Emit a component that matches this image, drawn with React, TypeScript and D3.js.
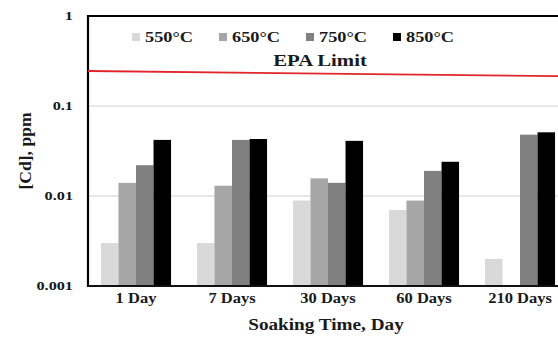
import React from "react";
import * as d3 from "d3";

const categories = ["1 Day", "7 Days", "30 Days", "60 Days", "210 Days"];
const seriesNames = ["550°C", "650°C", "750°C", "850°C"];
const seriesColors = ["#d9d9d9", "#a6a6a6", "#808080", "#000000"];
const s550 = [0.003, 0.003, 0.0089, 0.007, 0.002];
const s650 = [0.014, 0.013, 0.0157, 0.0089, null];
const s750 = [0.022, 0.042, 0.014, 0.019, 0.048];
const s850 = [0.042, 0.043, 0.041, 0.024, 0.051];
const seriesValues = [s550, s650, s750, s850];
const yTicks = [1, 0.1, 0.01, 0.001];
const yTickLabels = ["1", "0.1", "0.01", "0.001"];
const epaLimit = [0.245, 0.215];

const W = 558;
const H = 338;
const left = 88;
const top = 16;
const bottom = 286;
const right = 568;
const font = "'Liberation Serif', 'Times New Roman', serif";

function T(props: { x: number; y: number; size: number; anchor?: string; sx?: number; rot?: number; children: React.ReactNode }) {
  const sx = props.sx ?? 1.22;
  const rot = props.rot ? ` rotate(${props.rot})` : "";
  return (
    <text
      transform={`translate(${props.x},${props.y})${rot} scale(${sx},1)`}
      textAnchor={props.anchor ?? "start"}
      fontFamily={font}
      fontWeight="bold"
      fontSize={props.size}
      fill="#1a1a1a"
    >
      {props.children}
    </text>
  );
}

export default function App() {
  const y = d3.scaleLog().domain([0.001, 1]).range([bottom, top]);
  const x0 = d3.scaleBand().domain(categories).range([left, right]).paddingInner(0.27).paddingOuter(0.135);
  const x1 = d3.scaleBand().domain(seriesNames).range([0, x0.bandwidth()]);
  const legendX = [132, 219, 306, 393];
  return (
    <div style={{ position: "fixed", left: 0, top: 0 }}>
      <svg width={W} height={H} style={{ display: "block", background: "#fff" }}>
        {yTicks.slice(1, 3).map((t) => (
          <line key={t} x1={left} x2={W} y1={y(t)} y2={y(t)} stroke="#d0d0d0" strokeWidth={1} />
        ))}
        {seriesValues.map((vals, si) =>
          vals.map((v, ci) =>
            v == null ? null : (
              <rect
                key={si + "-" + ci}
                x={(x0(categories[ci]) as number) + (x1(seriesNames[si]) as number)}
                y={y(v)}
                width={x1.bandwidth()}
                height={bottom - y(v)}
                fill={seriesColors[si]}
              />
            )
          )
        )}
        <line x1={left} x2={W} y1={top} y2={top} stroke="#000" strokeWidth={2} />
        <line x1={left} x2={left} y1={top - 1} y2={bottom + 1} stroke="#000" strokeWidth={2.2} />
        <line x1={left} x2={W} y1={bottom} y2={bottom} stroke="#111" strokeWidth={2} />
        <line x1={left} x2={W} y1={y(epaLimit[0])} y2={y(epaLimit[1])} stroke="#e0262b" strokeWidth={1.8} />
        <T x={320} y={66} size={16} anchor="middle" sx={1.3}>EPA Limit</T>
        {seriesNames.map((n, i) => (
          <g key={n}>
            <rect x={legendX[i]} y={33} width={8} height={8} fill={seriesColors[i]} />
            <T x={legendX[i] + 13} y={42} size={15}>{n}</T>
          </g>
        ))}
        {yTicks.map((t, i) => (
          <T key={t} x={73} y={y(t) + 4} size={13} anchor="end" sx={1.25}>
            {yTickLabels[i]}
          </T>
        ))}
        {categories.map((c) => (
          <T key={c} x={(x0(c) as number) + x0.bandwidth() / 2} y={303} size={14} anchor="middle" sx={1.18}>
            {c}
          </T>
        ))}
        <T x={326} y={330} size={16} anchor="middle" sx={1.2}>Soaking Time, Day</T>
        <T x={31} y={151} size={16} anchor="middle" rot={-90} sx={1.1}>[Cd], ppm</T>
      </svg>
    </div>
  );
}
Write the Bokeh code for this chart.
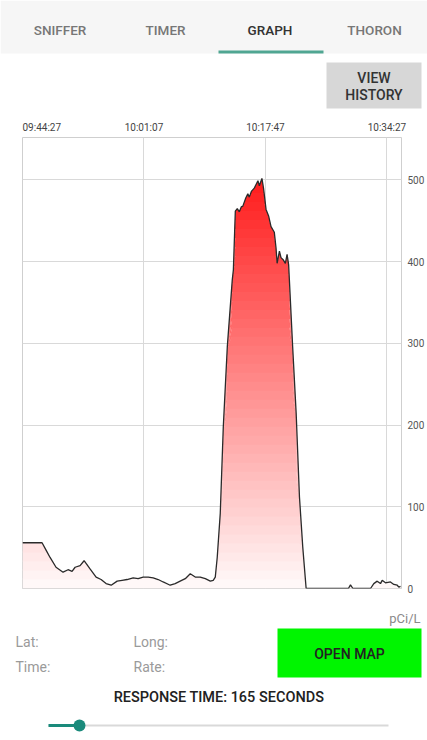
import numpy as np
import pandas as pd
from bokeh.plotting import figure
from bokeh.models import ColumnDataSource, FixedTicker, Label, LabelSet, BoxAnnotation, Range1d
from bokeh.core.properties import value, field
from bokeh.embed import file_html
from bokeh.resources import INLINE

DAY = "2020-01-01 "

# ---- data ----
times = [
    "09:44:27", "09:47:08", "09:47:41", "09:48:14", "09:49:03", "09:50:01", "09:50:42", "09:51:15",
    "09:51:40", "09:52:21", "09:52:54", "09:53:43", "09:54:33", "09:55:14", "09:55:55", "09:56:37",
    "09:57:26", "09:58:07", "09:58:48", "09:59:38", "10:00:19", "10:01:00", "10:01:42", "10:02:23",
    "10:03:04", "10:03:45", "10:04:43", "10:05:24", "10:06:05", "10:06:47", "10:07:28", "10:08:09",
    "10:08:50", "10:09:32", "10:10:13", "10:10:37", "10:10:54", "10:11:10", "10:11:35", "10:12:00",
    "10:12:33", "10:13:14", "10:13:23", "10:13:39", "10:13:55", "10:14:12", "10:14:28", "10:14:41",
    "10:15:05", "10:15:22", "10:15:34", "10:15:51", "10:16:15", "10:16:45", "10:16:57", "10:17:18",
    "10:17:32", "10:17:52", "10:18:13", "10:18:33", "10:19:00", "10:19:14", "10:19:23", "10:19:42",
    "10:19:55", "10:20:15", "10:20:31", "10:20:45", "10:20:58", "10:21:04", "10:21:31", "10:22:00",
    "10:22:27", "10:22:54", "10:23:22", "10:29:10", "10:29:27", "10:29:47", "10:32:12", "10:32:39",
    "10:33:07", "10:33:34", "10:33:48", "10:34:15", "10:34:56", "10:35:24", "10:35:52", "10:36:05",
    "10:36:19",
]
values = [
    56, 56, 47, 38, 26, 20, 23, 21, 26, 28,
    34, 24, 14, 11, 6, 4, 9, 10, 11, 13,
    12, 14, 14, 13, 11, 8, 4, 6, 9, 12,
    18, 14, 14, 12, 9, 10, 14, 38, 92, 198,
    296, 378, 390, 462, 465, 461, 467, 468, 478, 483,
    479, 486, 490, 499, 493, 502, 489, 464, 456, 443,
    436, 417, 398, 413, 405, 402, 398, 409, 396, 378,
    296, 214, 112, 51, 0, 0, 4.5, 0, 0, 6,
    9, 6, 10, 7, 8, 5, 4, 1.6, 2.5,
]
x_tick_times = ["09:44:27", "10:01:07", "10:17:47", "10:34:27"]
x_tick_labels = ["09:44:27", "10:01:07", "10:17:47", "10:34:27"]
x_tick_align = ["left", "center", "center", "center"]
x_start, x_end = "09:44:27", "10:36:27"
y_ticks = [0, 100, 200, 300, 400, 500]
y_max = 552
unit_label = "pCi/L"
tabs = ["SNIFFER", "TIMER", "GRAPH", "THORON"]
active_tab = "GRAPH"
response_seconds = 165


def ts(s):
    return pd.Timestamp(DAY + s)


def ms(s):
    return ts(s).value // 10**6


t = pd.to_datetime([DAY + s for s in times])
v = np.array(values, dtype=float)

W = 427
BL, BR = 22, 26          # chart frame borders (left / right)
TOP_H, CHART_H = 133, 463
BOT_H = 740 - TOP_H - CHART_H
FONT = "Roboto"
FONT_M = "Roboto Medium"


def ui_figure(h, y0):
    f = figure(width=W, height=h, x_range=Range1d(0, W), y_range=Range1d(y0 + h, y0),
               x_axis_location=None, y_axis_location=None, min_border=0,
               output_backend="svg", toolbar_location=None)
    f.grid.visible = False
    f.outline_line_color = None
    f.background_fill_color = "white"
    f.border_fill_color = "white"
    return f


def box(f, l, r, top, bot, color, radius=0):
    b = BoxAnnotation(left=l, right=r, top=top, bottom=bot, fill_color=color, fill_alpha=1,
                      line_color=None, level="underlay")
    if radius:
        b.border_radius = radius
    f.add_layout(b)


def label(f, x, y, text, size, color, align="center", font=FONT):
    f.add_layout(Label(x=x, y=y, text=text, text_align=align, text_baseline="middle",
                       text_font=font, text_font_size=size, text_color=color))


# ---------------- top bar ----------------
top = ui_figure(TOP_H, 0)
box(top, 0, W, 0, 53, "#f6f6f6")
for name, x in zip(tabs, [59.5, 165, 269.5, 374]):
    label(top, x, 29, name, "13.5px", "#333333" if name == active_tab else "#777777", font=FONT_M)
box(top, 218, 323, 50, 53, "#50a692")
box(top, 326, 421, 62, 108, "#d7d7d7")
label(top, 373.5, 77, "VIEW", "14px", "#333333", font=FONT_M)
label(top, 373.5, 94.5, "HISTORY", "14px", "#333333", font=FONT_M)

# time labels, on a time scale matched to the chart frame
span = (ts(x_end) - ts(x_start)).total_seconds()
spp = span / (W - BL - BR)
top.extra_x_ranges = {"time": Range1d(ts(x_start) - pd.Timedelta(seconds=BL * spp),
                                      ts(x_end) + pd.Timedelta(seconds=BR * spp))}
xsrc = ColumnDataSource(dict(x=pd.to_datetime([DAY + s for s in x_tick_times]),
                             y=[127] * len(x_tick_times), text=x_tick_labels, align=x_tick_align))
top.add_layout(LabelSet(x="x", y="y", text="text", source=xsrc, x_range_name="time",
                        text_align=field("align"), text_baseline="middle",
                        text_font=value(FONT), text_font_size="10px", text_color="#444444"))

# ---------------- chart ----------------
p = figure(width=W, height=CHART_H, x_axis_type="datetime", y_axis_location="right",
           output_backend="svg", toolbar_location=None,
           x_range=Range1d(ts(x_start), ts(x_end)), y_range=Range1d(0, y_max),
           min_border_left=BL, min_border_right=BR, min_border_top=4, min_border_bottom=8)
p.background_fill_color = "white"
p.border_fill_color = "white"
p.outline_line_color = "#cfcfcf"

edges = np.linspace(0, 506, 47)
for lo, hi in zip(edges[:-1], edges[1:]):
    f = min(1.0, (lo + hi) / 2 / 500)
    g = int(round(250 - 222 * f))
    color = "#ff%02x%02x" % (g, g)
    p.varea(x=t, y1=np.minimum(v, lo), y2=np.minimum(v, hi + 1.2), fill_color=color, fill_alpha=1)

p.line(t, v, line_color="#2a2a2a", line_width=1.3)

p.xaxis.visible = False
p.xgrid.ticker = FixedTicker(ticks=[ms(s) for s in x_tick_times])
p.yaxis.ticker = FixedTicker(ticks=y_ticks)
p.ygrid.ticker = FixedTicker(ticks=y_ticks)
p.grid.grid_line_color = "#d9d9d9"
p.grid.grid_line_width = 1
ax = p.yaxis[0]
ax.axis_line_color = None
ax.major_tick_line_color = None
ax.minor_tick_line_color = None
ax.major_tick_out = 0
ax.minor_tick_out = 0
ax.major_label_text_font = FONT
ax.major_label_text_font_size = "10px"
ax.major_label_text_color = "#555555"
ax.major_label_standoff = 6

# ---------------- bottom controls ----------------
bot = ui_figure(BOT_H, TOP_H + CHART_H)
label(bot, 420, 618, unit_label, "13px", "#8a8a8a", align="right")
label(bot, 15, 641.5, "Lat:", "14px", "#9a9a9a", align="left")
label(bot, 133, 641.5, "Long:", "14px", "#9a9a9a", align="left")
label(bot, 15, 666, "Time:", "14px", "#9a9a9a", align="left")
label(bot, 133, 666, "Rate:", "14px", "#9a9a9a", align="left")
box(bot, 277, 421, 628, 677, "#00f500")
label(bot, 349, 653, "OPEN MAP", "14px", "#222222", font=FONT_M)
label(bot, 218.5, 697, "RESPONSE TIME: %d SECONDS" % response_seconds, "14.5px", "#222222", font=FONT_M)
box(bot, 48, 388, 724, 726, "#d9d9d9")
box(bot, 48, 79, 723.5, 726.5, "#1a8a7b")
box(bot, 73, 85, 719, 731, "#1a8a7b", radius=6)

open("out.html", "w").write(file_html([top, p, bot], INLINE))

··········

Task description: Write out again, exactly, the lines from the start of the listing up to the line containing "import * as", with both ends and without pictures.

Solved exercise:
Emit a component that matches this image, drawn with React, TypeScript and D3.js.
import React from "react";
import * as d3 from "d3";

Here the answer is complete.